↓

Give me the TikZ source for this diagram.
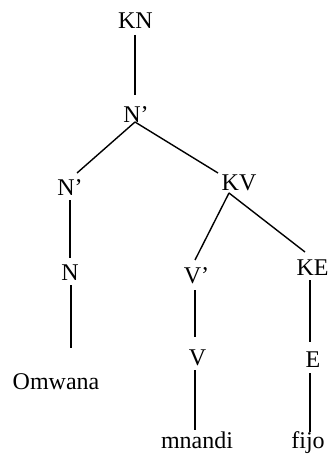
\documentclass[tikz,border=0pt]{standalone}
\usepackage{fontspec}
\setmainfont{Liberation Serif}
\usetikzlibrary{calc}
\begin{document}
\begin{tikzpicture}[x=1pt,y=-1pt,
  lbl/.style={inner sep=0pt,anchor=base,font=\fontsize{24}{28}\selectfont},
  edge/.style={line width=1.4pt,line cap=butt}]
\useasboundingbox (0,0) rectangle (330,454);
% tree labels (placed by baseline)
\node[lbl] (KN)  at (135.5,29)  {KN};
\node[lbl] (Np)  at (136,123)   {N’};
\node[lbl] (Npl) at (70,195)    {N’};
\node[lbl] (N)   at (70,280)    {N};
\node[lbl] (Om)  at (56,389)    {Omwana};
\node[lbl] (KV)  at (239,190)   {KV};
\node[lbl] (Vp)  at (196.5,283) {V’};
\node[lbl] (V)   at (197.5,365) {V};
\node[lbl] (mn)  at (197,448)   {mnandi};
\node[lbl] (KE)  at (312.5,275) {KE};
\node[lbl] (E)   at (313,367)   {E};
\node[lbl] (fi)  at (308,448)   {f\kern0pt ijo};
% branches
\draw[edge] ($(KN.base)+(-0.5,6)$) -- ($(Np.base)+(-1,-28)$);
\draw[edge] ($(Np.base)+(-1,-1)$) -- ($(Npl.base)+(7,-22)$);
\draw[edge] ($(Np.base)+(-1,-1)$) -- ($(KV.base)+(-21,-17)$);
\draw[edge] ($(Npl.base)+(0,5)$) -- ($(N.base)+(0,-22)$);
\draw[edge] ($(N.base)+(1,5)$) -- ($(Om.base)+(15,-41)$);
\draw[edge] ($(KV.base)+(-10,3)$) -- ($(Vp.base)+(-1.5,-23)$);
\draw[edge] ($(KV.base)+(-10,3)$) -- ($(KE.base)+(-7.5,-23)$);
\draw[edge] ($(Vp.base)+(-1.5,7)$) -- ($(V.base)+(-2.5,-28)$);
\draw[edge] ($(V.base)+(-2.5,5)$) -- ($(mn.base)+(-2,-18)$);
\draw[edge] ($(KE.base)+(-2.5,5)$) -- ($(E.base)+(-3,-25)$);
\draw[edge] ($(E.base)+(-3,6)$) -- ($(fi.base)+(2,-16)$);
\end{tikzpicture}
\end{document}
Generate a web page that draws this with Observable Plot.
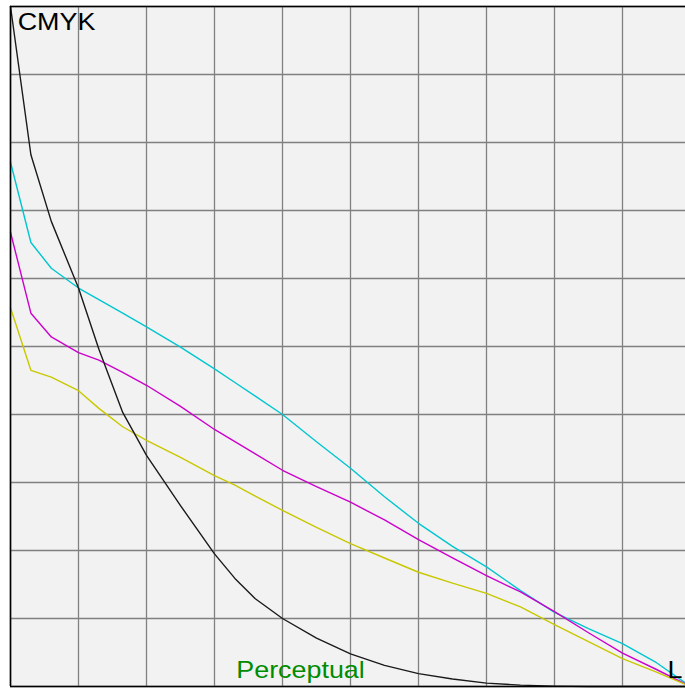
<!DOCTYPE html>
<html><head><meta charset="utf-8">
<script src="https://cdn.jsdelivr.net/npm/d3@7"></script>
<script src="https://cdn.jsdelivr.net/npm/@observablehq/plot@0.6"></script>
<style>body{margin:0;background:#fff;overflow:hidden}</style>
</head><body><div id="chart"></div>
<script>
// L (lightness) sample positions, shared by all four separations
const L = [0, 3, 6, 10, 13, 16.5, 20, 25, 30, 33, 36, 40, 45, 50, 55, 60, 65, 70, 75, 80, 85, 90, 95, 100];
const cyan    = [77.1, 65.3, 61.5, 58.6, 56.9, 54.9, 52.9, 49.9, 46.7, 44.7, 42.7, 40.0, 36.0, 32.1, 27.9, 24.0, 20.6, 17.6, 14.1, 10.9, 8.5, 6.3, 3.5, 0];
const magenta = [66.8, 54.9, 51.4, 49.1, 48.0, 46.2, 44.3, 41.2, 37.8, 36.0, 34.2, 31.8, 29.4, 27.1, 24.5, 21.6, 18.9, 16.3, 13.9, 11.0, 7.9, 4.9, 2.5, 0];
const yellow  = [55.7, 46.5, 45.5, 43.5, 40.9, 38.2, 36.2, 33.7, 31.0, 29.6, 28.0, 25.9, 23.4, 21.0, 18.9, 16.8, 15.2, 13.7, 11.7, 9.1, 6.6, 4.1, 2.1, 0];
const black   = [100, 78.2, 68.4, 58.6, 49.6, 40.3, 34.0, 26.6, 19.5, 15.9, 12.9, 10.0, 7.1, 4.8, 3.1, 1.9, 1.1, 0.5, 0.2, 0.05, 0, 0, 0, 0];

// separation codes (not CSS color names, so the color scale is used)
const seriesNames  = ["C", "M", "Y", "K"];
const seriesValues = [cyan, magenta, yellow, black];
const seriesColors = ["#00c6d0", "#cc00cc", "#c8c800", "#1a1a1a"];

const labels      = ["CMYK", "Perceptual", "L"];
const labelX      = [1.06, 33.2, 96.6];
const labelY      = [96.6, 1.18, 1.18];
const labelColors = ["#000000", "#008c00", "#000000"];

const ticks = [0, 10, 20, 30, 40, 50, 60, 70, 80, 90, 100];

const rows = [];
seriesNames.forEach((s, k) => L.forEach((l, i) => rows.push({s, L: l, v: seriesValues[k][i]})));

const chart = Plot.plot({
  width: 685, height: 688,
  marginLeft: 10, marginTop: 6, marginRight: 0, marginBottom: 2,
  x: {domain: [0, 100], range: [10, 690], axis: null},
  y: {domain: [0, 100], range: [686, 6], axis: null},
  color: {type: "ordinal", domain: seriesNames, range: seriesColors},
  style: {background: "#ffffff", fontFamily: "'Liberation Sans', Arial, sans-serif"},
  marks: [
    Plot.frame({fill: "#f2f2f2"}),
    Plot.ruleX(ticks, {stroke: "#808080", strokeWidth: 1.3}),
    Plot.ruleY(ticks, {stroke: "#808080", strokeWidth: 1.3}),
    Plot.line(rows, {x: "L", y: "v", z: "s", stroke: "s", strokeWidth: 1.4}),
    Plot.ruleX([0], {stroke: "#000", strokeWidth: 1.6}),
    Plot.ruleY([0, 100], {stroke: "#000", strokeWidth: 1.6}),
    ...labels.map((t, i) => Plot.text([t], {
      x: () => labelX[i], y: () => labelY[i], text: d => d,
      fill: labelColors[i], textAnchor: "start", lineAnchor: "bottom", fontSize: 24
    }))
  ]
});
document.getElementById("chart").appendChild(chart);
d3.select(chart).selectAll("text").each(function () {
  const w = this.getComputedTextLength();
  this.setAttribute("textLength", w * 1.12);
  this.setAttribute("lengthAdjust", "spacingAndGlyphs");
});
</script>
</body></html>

↑
↓

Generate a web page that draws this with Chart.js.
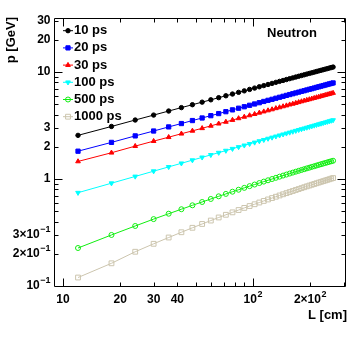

↑
↓

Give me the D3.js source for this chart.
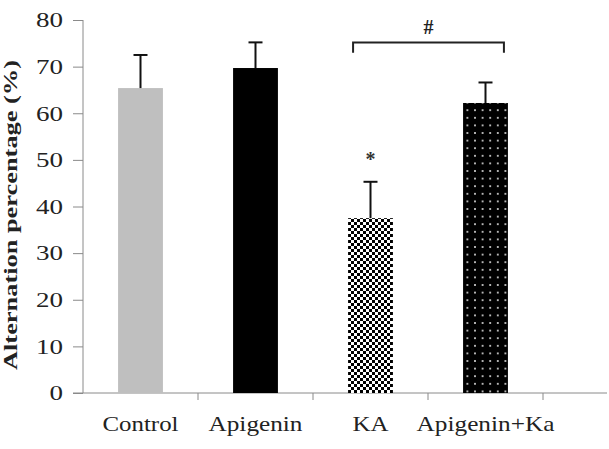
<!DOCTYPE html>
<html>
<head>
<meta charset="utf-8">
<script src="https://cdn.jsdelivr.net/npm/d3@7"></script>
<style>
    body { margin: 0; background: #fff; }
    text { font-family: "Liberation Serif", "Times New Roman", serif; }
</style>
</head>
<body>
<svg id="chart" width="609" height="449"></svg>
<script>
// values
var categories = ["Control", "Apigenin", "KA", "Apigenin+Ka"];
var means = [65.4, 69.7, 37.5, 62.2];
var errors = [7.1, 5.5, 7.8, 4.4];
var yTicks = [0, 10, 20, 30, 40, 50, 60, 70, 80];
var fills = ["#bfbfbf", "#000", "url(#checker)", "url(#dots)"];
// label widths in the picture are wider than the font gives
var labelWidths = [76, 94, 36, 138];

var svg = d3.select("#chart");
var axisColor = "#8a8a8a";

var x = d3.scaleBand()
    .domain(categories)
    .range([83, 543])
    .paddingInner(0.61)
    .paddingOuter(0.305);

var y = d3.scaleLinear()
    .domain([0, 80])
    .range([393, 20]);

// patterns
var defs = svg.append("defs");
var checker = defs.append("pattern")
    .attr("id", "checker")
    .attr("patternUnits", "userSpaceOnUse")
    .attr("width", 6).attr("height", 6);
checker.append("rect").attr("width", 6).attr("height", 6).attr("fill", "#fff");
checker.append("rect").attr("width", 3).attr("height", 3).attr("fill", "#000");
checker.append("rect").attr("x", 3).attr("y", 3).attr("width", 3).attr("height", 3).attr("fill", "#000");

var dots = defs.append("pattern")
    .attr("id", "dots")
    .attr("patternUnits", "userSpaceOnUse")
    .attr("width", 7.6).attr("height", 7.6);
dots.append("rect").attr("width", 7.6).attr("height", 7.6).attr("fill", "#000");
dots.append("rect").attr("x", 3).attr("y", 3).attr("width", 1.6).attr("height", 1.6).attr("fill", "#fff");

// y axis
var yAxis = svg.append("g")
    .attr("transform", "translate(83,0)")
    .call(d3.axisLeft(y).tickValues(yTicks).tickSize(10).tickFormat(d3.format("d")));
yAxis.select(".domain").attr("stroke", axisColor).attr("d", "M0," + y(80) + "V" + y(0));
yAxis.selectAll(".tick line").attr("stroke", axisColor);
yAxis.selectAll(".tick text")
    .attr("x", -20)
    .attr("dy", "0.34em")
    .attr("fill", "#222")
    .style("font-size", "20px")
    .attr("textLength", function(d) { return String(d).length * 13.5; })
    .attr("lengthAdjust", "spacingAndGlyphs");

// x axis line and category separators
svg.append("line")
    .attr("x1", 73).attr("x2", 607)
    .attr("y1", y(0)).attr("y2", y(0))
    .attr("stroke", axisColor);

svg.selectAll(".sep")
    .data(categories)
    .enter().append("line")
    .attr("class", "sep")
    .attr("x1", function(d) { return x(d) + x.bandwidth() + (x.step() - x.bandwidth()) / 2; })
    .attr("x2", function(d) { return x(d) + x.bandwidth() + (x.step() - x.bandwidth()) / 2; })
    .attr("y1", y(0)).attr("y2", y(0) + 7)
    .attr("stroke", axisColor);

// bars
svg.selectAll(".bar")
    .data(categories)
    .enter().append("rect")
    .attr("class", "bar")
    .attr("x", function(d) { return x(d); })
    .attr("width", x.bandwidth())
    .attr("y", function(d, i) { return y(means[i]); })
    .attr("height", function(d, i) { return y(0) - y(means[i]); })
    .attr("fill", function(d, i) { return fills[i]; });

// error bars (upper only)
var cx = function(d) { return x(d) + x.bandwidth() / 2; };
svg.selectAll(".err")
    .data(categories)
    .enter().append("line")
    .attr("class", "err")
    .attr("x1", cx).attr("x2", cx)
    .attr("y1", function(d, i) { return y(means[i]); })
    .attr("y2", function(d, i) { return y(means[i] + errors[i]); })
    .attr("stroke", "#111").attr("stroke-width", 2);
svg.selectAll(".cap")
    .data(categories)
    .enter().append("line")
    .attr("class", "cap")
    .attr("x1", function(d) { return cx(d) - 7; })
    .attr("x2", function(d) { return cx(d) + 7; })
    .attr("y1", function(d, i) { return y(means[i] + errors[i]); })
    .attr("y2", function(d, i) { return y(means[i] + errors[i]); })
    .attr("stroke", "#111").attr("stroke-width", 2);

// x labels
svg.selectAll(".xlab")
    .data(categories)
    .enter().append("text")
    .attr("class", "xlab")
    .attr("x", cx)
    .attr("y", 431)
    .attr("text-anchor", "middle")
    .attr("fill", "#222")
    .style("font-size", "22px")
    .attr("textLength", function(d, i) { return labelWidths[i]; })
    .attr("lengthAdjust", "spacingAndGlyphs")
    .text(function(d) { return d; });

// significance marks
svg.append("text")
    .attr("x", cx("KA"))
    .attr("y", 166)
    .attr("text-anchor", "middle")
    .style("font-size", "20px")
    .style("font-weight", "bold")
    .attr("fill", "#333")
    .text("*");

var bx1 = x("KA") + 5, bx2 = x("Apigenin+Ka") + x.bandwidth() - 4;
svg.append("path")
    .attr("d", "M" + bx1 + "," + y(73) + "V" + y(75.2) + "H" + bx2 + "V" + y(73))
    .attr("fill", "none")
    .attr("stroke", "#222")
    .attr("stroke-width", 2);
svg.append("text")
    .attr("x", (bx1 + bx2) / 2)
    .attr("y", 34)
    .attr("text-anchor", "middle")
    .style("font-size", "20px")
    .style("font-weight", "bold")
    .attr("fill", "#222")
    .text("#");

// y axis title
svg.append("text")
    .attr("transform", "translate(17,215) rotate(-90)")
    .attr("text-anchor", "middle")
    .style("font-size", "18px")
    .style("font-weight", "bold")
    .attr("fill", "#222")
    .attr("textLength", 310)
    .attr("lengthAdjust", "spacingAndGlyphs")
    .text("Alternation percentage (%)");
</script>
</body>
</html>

↑

Select every line in the material above where the string "that" occurs, and copy it.

Response to the task>
Generate a web page that draws this with Observable Plot.
Generate a web page that draws this with Chart.js.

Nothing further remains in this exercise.